*Task prompt*
Retype only what runs from the beginning of the data through the line with "140, 160, 180]"; please omit the pictures and keep every line exact.

*Data excerpt*
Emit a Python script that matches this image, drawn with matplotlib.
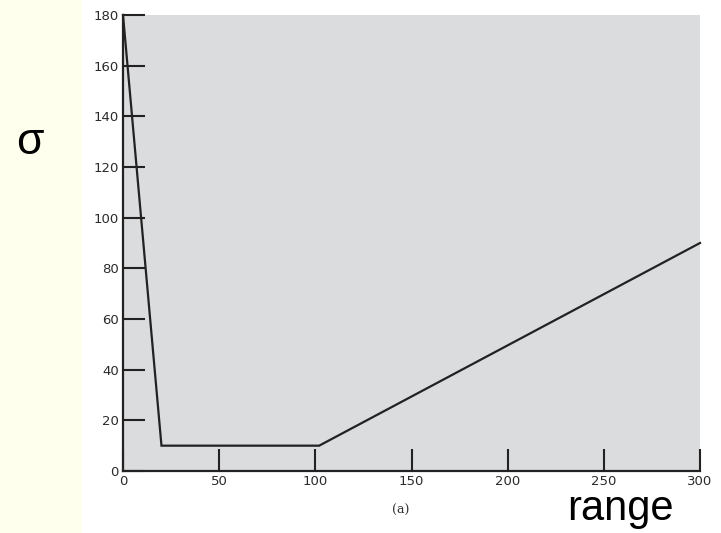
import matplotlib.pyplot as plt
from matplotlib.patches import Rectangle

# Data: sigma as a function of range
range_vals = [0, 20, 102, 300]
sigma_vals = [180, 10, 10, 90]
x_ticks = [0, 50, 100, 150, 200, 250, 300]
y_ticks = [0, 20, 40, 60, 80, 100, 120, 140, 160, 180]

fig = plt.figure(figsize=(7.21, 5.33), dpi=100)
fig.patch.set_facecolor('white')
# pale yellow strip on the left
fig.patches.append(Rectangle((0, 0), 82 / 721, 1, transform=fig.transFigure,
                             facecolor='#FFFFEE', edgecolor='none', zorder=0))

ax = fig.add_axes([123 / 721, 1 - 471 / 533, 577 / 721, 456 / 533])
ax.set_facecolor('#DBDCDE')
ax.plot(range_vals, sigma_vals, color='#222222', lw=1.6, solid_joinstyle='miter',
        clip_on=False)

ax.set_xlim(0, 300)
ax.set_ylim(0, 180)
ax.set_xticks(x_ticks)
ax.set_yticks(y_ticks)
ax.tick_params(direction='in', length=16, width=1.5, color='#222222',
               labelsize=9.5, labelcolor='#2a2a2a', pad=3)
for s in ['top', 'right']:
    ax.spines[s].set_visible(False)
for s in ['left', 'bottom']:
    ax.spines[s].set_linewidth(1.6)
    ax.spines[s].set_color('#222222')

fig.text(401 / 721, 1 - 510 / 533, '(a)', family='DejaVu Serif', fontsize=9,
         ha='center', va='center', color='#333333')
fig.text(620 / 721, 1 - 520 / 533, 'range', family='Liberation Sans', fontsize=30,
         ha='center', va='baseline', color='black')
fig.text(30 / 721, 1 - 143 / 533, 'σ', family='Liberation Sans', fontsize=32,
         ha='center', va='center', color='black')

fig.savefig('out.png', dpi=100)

*Result of the exercise*
Emit a Python script that matches this image, drawn with matplotlib.
import matplotlib.pyplot as plt
from matplotlib.patches import Rectangle

# Data: sigma as a function of range
range_vals = [0, 20, 102, 300]
sigma_vals = [180, 10, 10, 90]
x_ticks = [0, 50, 100, 150, 200, 250, 300]
y_ticks = [0, 20, 40, 60, 80, 100, 120, 140, 160, 180]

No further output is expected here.